Tom the Turkey of Pabor Lake

Every town needs a mascot. In the Pabor Lake, it was a friendly fowl who narrowly evaded becoming Thanksgiving dinner.

Boy holding a turkey around 1900 (not Tom). Source: Library of Congress

Every town needs a mascot, and the Pabor Lake Colony had a right-friendly one named Tom. Arguably the fowl became more popular around the settlement than town founder William Pabor himself.

The plumed pet would play with the kids and follow the Pabor family around the seven lakes as they did their daily business. He would welcome any new visitors to the area with a resounding “gobble” and would disappear from time to time as he ventured out to visit with neighbors on Lake Damon or Trout Lake.

It all started on Thanksgiving of 1893. William’s wife Emma, who was plucked from her comfortable life in Colorado less than a year earlier, was missing the simple luxuries of city life.
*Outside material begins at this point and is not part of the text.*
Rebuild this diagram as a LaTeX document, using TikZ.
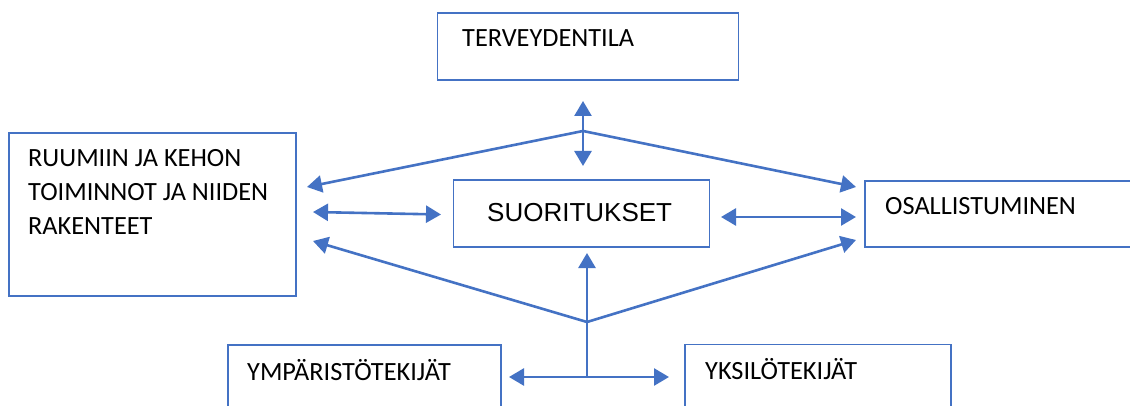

She had gotten used to the dirt floors and unpainted walls of their wood-frame cottage, but she had about all she could take of canned meat on which they had mainly been sustained for weeks.

So the family ordered a live turkey from Fort Meade to be delivered in time for Thanksgiving Sunday dinner. They would slaughter and serve the plump bird to give the small community north of Avon Park a grand feast.
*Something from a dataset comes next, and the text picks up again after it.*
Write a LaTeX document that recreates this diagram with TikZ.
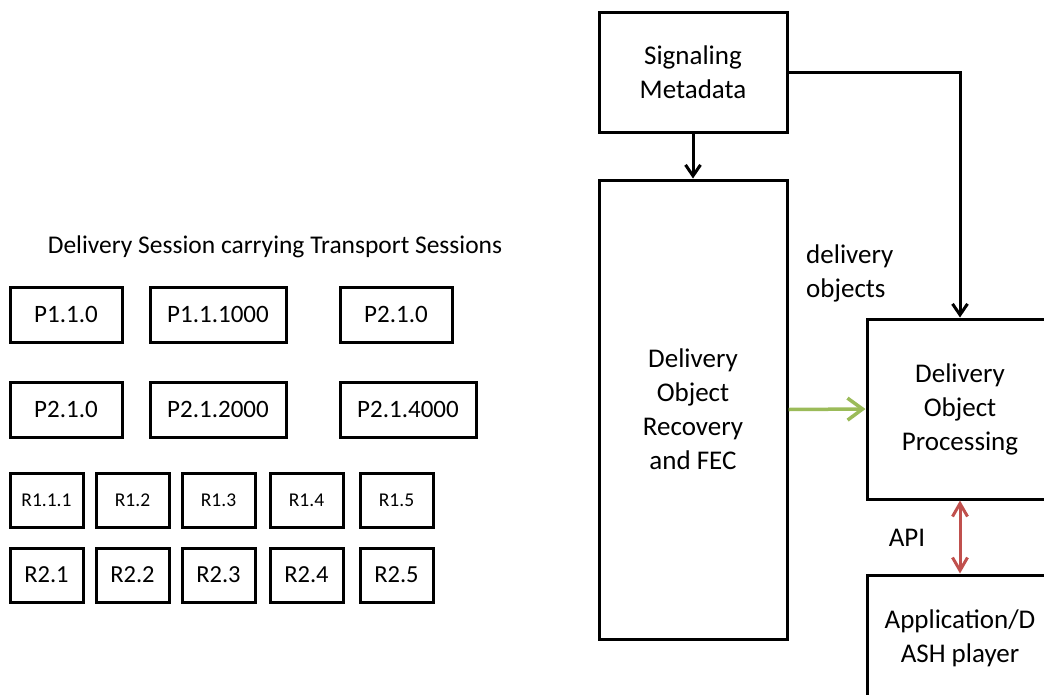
\documentclass[tikz,border=0pt]{standalone}
\usepackage{fontspec}
\setmainfont{Carlito}
\usetikzlibrary{arrows.meta}
\definecolor{dgreen}{RGB}{155,187,89}
\definecolor{dred}{RGB}{192,80,77}
\tikzset{
  box/.style={draw=black, line width=3pt, inner sep=0pt, align=center},
  pbox/.style={box, minimum height=55pt, font=\fontsize{25}{30}\selectfont},
  rbox/.style={box, minimum width=73pt, minimum height=54pt},
  bigbox/.style={box, font=\fontsize{27}{34}\selectfont},
  lbl/.style={inner sep=0pt, font=\fontsize{27}{34}\selectfont},
  conn/.style={line width=3pt, -{Straight Barb[length=11pt,width=15pt,line width=3pt]}},
}
\begin{document}
\begin{tikzpicture}[x=1pt,y=-1pt]
\useasboundingbox (0,0) rectangle (1044,694);
\clip (0,0) rectangle (1044,694);
% title
\node[inner sep=0pt, font=\fontsize{25.5}{30}\selectfont] (title) at (275,247) {Delivery Session carrying Transport Sessions};
% P rows
\node[pbox, minimum width=112pt] (p11) at (66,314.5) {P1.1.0};
\node[pbox, minimum width=136pt] (p12) at (218,314.5) {P1.1.1000};
\node[pbox, minimum width=112pt] (p13) at (396,314.5) {P2.1.0};
\node[pbox, minimum width=112pt] (p21) at (66,409.5) {P2.1.0};
\node[pbox, minimum width=136pt] (p22) at (218,409.5) {P2.1.2000};
\node[pbox, minimum width=136pt] (p23) at (408,409.5) {P2.1.4000};
% R rows
\foreach \n/\x in {1/46.5,2/132.5,3/218.5,4/306.5,5/396.5}{
  \node[rbox, font=\fontsize{24.5}{30}\selectfont] (r2\n) at (\x,575) {R2.\n};
}
\node[rbox, font=\fontsize{19.5}{24}\selectfont] (r11) at (46.5,500) {R1.1.1};
\foreach \n/\x in {2/132.5,3/218.5,4/306.5,5/396.5}{
  \node[rbox, font=\fontsize{19.5}{24}\selectfont] (r1\n) at (\x,500) {R1.\n};
}
% right part
\node[bigbox, minimum width=188pt, minimum height=120pt] (sm) at (693,72) {Signaling\\Metadata};
\node[bigbox, minimum width=188pt, minimum height=459pt] (rec) at (693,409.5) {Delivery\\Object\\Recovery\\and FEC};
\node[bigbox, minimum width=186pt, minimum height=180pt] (dop) at (960,409) {Delivery\\Object\\Processing};
\node[bigbox, minimum width=186pt, minimum height=126pt] (app) at (960,638) {Application/D\\ASH player};
\node[lbl, anchor=west, align=left] (dobj) at (806,273) {delivery\\objects};
\node[lbl] (api) at (907,538) {API};
% connectors
\draw[conn] (sm.south) -- (rec.north);
\draw[conn] (sm.east) -| (dop.north);
\draw[line width=3.5pt, draw=dgreen, -{Straight Barb[length=15pt,width=22pt,line width=3.5pt]}] (rec.east) -- (dop.west);
\draw[line width=3pt, draw=dred, {Straight Barb[length=13pt,width=15pt,line width=3pt]}-{Straight Barb[length=13pt,width=15pt,line width=3pt]}] (dop.south) -- (app.north);
\end{tikzpicture}
\end{document}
However, travel was arduous in those days and the turkey arrived late. The hardworking family reserved Sundays for large group meals, so they conceded to wait another week until the next Sunday to carry out the execution.

The Cosy Cottage homestead of the Pabor family on the south shore of Pansy Lake.
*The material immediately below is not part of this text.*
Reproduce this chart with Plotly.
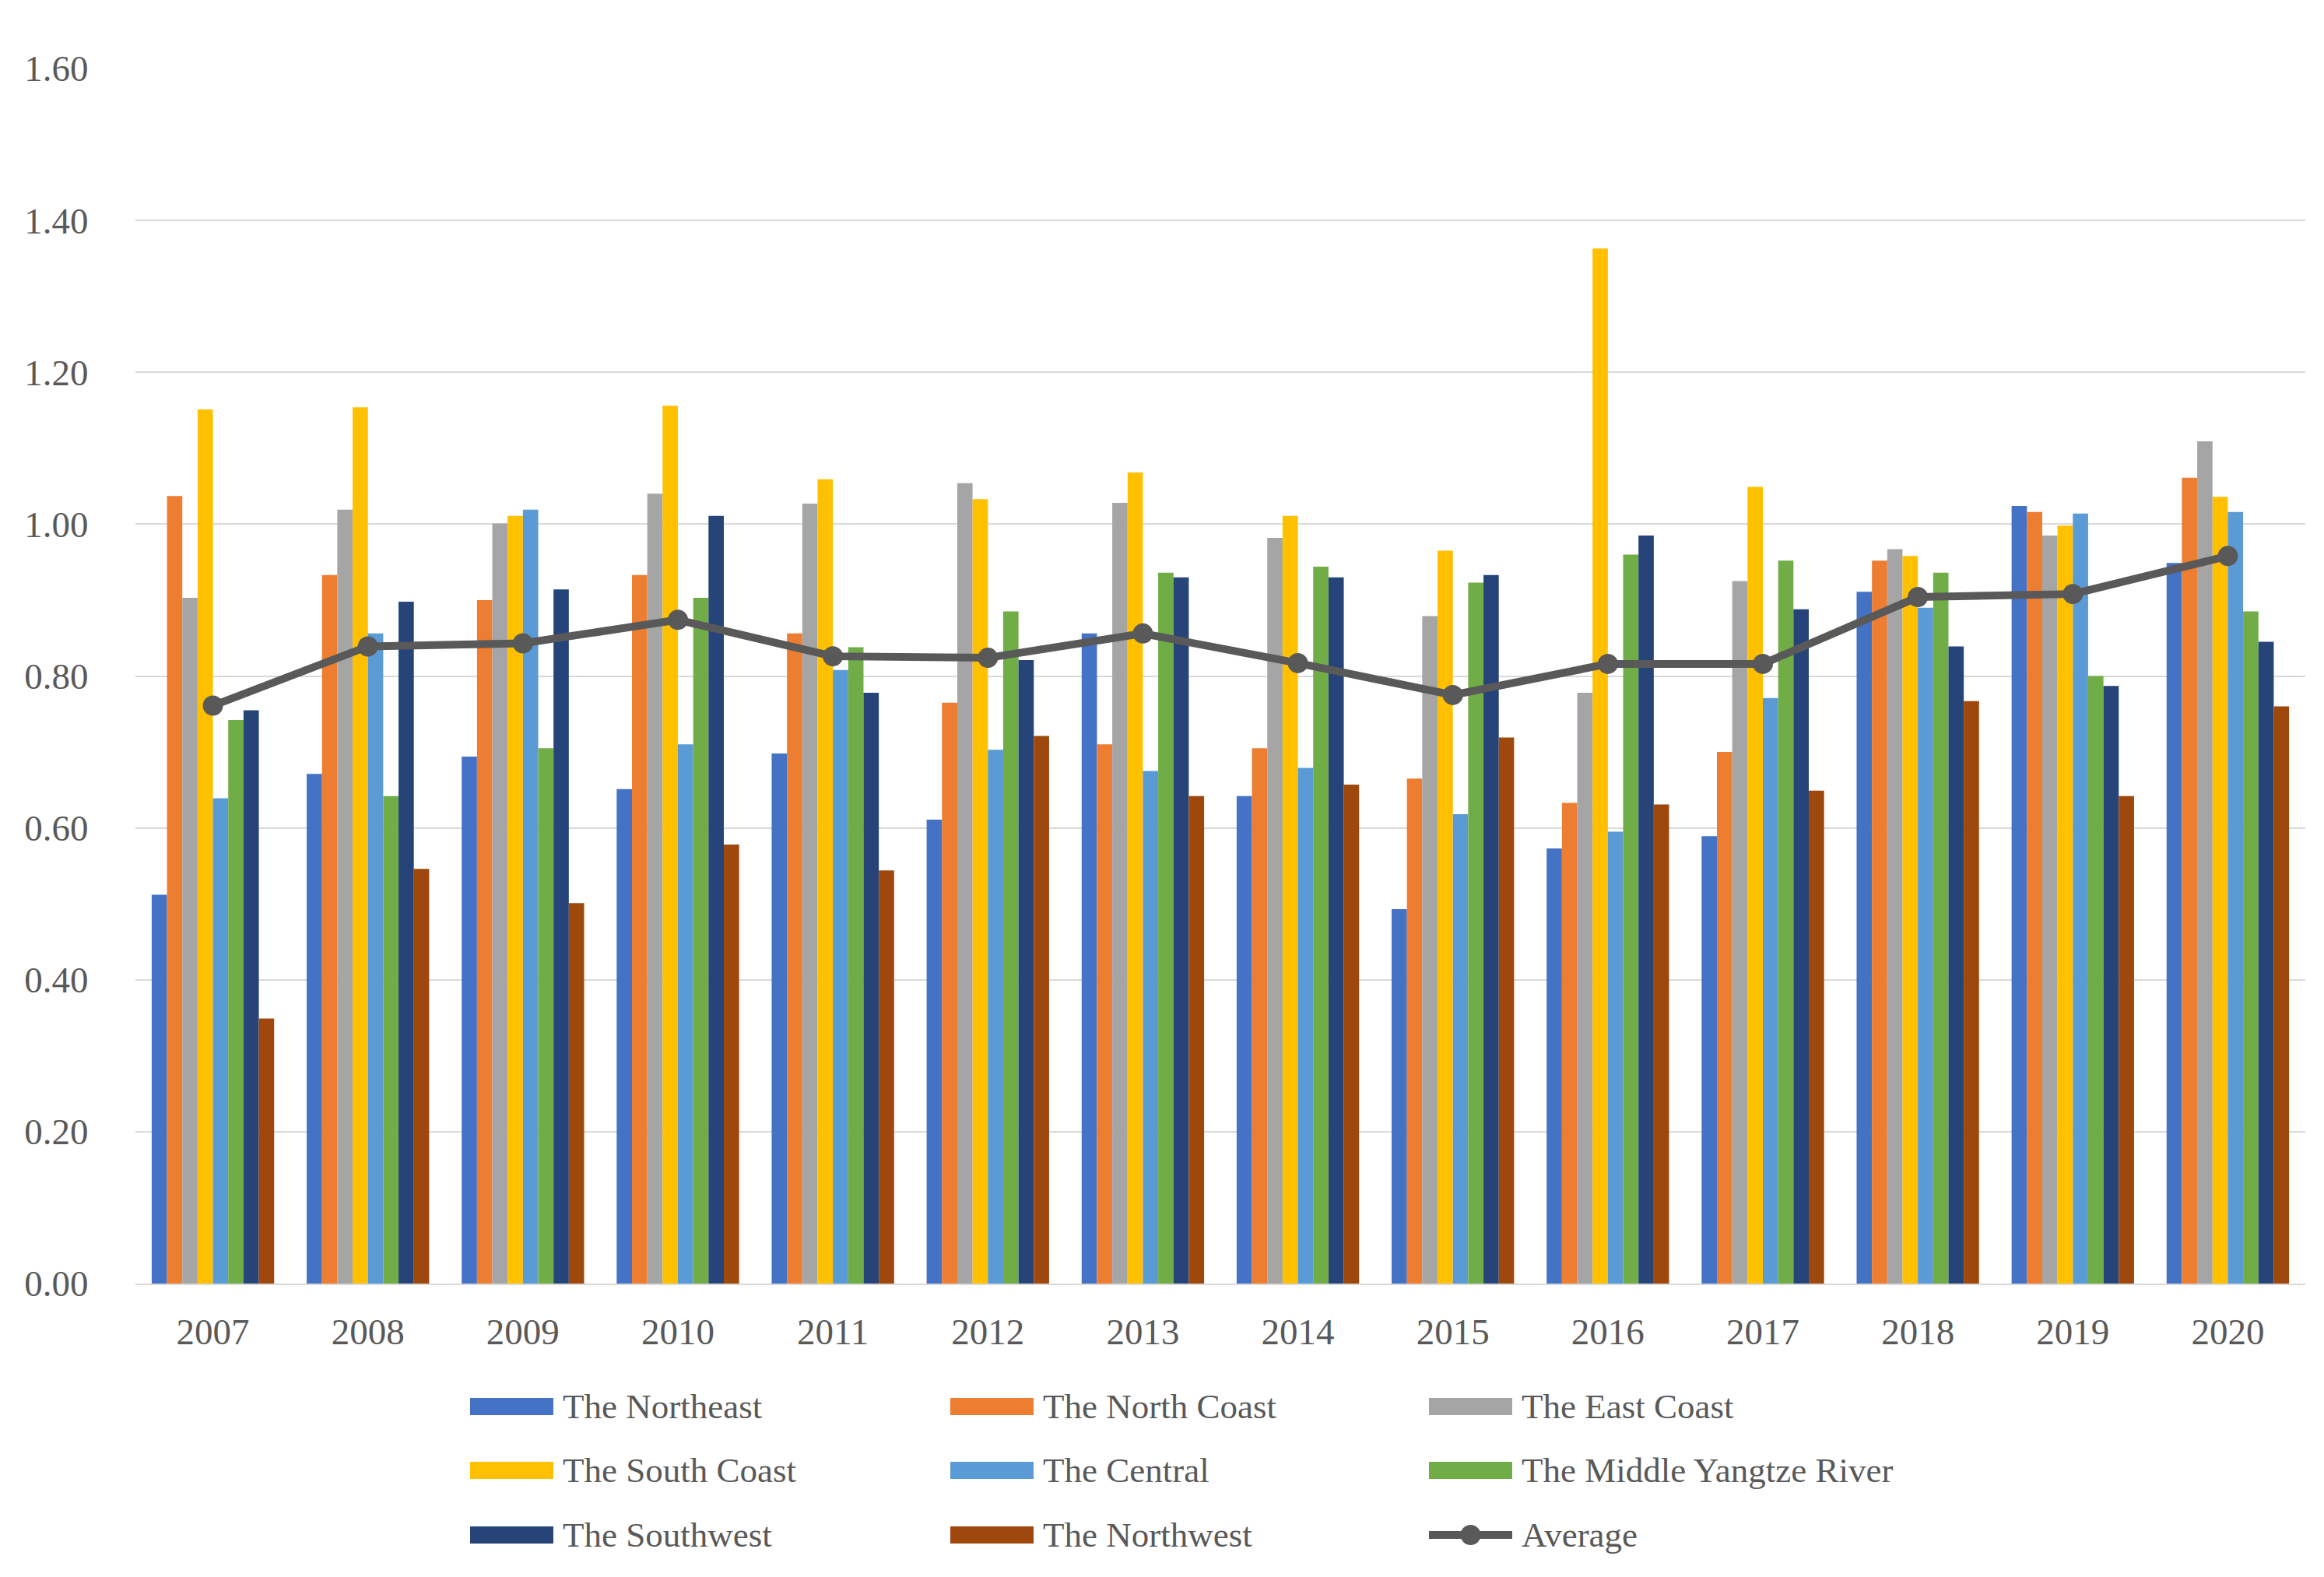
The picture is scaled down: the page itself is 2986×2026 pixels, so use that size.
import plotly.graph_objects as go

years = ["2007", "2008", "2009", "2010", "2011", "2012", "2013", "2014",
         "2015", "2016", "2017", "2018", "2019", "2020"]

northeast = [0.512, 0.671, 0.694, 0.651, 0.698, 0.611, 0.856, 0.642, 0.493, 0.573, 0.589, 0.911, 1.024, 0.949]
north_coast = [1.037, 0.933, 0.900, 0.933, 0.856, 0.765, 0.710, 0.705, 0.665, 0.633, 0.700, 0.952, 1.016, 1.061]
east_coast = [0.903, 1.019, 1.001, 1.040, 1.027, 1.054, 1.028, 0.982, 0.879, 0.778, 0.925, 0.967, 0.985, 1.109]
south_coast = [1.151, 1.154, 1.011, 1.156, 1.059, 1.033, 1.068, 1.011, 0.965, 1.363, 1.049, 0.958, 0.998, 1.036]
central = [0.639, 0.856, 1.019, 0.710, 0.808, 0.703, 0.675, 0.679, 0.618, 0.595, 0.771, 0.890, 1.014, 1.016]
middle_yangtze = [0.742, 0.642, 0.705, 0.903, 0.838, 0.885, 0.936, 0.944, 0.923, 0.960, 0.952, 0.936, 0.800, 0.885]
southwest = [0.755, 0.898, 0.914, 1.011, 0.778, 0.821, 0.930, 0.930, 0.933, 0.985, 0.888, 0.839, 0.787, 0.845]
northwest = [0.349, 0.546, 0.501, 0.578, 0.544, 0.721, 0.642, 0.657, 0.719, 0.631, 0.649, 0.767, 0.642, 0.760]
average = [0.761, 0.839, 0.843, 0.874, 0.826, 0.824, 0.856, 0.817, 0.775, 0.816, 0.816, 0.904, 0.908, 0.958]

y_ticks = [0.0, 0.2, 0.4, 0.6, 0.8, 1.0, 1.2, 1.4, 1.6]

series = [
    ("The Northeast", northeast, "#4472C4"),
    ("The North Coast", north_coast, "#ED7D31"),
    ("The East Coast", east_coast, "#A5A5A5"),
    ("The South Coast", south_coast, "#FFC000"),
    ("The Central", central, "#5B9BD5"),
    ("The Middle Yangtze River", middle_yangtze, "#70AD47"),
    ("The Southwest", southwest, "#264478"),
    ("The Northwest", northwest, "#9E480E"),
]
avg_color = "#595959"
text_color = "#595959"
FONT = "Liberation Serif"

fig = go.Figure()
for name, vals, col in series:
    fig.add_trace(go.Bar(x=years, y=vals, name=name, marker=dict(color=col, line=dict(width=0))))
fig.add_trace(go.Scatter(x=years, y=average, name="Average", mode="lines+markers",
                         line=dict(color=avg_color, width=10),
                         marker=dict(color=avg_color, size=26, symbol="circle")))

W, H = 2986, 2026
ml, mr, mt, mb = 166, 32, 80, 385

fig.update_layout(
    width=W, height=H,
    margin=dict(l=ml, r=mr, t=mt, b=mb),
    paper_bgcolor="white", plot_bgcolor="white",
    barmode="group", bargap=0.21, bargroupgap=0,
    showlegend=False,
    font=dict(family=FONT, size=46, color=text_color),
)
fig.update_xaxes(type="category", range=[-0.5, len(years) - 0.5], showgrid=False,
                 showline=True, linecolor="#d9d9d9", linewidth=2,
                 ticks="outside", ticklen=20, tickcolor="rgba(0,0,0,0)",
                 tickfont=dict(family=FONT, size=47, color=text_color))
fig.update_yaxes(range=[0, 1.6], tickvals=y_ticks, ticktext=[f"{v:.2f}" for v in y_ticks],
                 showgrid=True, gridcolor="#d9d9d9", gridwidth=2, zeroline=False, showline=False,
                 ticks="outside", ticklen=50, tickcolor="rgba(0,0,0,0)",
                 tickfont=dict(family=FONT, size=47, color=text_color))

# custom legend (3 columns x 3 rows), positions given in figure pixels
legend_names = [s[0] for s in series] + ["Average"]
legend_colors = [s[2] for s in series] + [avg_color]
col_sw = [596, 1213, 1828]
sw_w = 107
row_y = [1799, 1881, 1964]
pw = W - ml - mr
ph = H - mt - mb


def px_x(x):
    return (x - ml) / pw


def px_y(y):
    return ((H - y) - mb) / ph


shapes = []
anns = []
for i, (nm, col) in enumerate(zip(legend_names, legend_colors)):
    r, c = divmod(i, 3)
    xl = col_sw[c]
    xr = col_sw[c] + sw_w
    yc = row_y[r]
    if nm == "Average":
        shapes.append(dict(type="line", xref="paper", yref="paper", x0=px_x(xl), x1=px_x(xr),
                           y0=px_y(yc), y1=px_y(yc), line=dict(color=col, width=10)))
        cx = (xl + xr) / 2
        rad = 13
        shapes.append(dict(type="circle", xref="paper", yref="paper",
                           x0=px_x(cx - rad), x1=px_x(cx + rad), y0=px_y(yc + rad), y1=px_y(yc - rad),
                           fillcolor=col, line=dict(width=0)))
    else:
        hh = 11
        shapes.append(dict(type="rect", xref="paper", yref="paper", x0=px_x(xl), x1=px_x(xr),
                           y0=px_y(yc + hh), y1=px_y(yc - hh), fillcolor=col, line=dict(width=0)))
    anns.append(dict(xref="paper", yref="paper", x=px_x(xr + 10), y=px_y(yc),
                     text=nm, showarrow=False, xanchor="left", yanchor="middle",
                     font=dict(family=FONT, size=45, color=text_color)))

fig.update_layout(shapes=shapes, annotations=anns)

fig.write_html("out.html")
A funny thing happened. Perhaps knowing his prescribed fate, that turkey put on all the charms. When the next Sunday rolled around, Emma “Florabelle” Pabor decided she had become too friendly with the bird; she named him “Tom” days ago.

Tom was there to stay. He became a fixture around the region. The bird traveled for miles around but always found his way back home. Each night he returned home to roost in the stable’s rafters on Pansy Lake, near the Cosy Cottage.

Tom was present at all town events for the next two years until he passed in July 1894. The family wept legitimate tears and conducted a sincere funeral with flowers and a casket. They laid him to rest along the southern banks of his Pansy Lake home, now under the River Greens Golf Course fairway.